The art by Takeshi Obata is, as expected, flawless. His ability to draw a more "modern" L (Near) and the decaying, spindly forms of the shinigami hasn't aged a day. The detail in the sequence where the world leaders are arguing is dense and grounded, making the supernatural element feel even more intrusive.
The Legacy of Minoru Tanaka
Minoru is a tragic figure because he actually "won" by the rules he was given. He didn't kill a single person. He actually helped his entire neighborhood get out of debt. In any other manga, he’d be a Robin Hood figure. But this is Death Note.

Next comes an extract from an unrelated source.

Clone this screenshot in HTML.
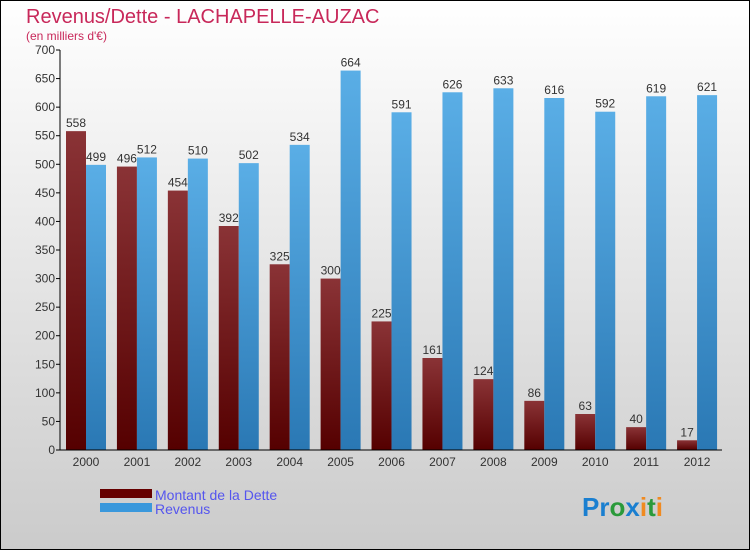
<!DOCTYPE html>
<html><head><meta charset="utf-8"><style>
body{margin:0;width:750px;height:550px;overflow:hidden;font-family:"Liberation Sans",sans-serif}
svg{display:block}
</style></head><body>
<svg id="c" width="750" height="550" xmlns="http://www.w3.org/2000/svg">
<defs>
<linearGradient id="bg" x1="0" y1="0" x2="0" y2="1"><stop offset="0" stop-color="#ffffff"/><stop offset="1" stop-color="#cbcbcb"/></linearGradient>
<linearGradient id="gd" x1="0" y1="0" x2="0" y2="1"><stop offset="0" stop-color="#8a3336"/><stop offset="1" stop-color="#550000"/></linearGradient>
<linearGradient id="gr" x1="0" y1="0" x2="0" y2="1"><stop offset="0" stop-color="#5aaee6"/><stop offset="1" stop-color="#2a78b4"/></linearGradient>
</defs>
<rect x="0.5" y="0.5" width="749" height="549" fill="url(#bg)" stroke="#000"/>
<text x="26" y="23" font-size="20" fill="#c8285a">Revenus/Dette - LACHAPELLE-AUZAC</text>
<text x="26" y="40" font-size="12" fill="#c8285a">(en milliers d'€)</text>
<g id="plot"></g>
<rect x="100" y="489" width="52" height="9" fill="#660000"/>
<rect x="100" y="503" width="52" height="9" fill="#3a98dc"/>
<text x="155" y="500" font-size="14" fill="#5555ee">Montant de la Dette</text>
<text x="155" y="514" font-size="14" fill="#5555ee">Revenus</text>
<text x="582" y="516" font-size="26" font-weight="bold"><tspan fill="#1a7fd0">Pr</tspan><tspan fill="#2a9a3a">o</tspan><tspan fill="#1a7fd0">x</tspan><tspan fill="#f08a20">i</tspan><tspan fill="#2a9a3a">t</tspan><tspan fill="#f08a20">i</tspan></text>
</svg>
<script>
const years=["2000","2001","2002","2003","2004","2005","2006","2007","2008","2009","2010","2011","2012"];
const dette=[558,496,454,392,325,300,225,161,124,86,63,40,17];
const revenus=[499,512,510,502,534,664,591,626,633,616,592,619,621];
const yTicks=[0,50,100,150,200,250,300,350,400,450,500,550,600,650,700];
const NS="http://www.w3.org/2000/svg";
const g=document.getElementById('plot');
const x0=60,x1=722,y0=450,yTop=50,maxV=700;
const step=(x1-x0)/years.length;
const y=v=>y0-v/maxV*(y0-yTop);
function mk(t,a,txt){const e=document.createElementNS(NS,t);for(const k in a)e.setAttribute(k,a[k]);if(txt!==undefined)e.textContent=txt;g.appendChild(e);return e;}
yTicks.forEach(v=>{
 const l=mk('line',{x1:x0-4,x2:x0,y1:y(v),y2:y(v),stroke:'#000'});
 
 
 const t=mk('text',{x:x0-5,y:y(v)+4,'font-size':12,fill:'#333','text-anchor':'end'},v);
 
 
});
years.forEach((yr,i)=>{
 const gx=x0+i*step;
 const b1=mk('rect',{x:gx+6,y:y(dette[i]),width:20,height:y0-y(dette[i]),fill:'url(#gd)'});
 
 
 const b2=mk('rect',{x:gx+26,y:y(revenus[i]),width:20,height:y0-y(revenus[i]),fill:'url(#gr)'});
 
 
 const t1=mk('text',{x:gx+16,y:y(dette[i])-4,'font-size':12,fill:'#333','text-anchor':'middle'},dette[i]);
 
 
 const t2=mk('text',{x:gx+36,y:y(revenus[i])-4,'font-size':12,fill:'#333','text-anchor':'middle'},revenus[i]);
 
 
 const xl=mk('text',{x:gx+26,y:466,'font-size':12,fill:'#333','text-anchor':'middle'},yr);
 
 
});
const ax=mk('line',{x1:x0,x2:x0,y1:yTop,y2:y0,stroke:'#000'});


const bx=mk('line',{x1:x0,x2:x1,y1:y0,y2:y0,stroke:'#000'});


</script>
</body></html>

The house always wins, and the house is a skeletal king sitting in a wasteland of skulls.
If you're looking for a deep dive into the ethics of the series, this one-shot is actually more complex than the original run. The original was a battle of "My Justice vs. Your Justice." This one is "Your Greed vs. The Reality of the Void." It's cynical, fast-paced, and deeply satisfying in a dark way.
If you want to experience the Death Note One Shot properly, here is what you should do next.
- Read the digital version on Viz Media or Shonen Jump: It’s officially titled "Death Note Special One-Shot" and is usually included in the Death Note Short Stories collection.
- Compare the endings: Look closely at Ryuk’s face in the final panels. He isn't sad about Minoru. He’s just ready for the next person to pick up the pen.
- Audit the "Rules": Go back and read the rules of the Death Note listed in the original 12 volumes. You'll see that the Shinigami King has always had the power to add rules, which makes the ending of the A-Kira story less of a "cheat" and more of a terrifying reminder of who's in charge.
- Analyze the Geopolitics: Notice which countries are bidding. It reflects the real-world power shift from the mid-2000s to the 2020s, specifically the rise of China’s economic influence.
The Death Note One Shot isn't just a nostalgic cash grab. It’s a necessary epilogue that proves the concept of the series is timeless, even if the methods of the original protagonist are now obsolete.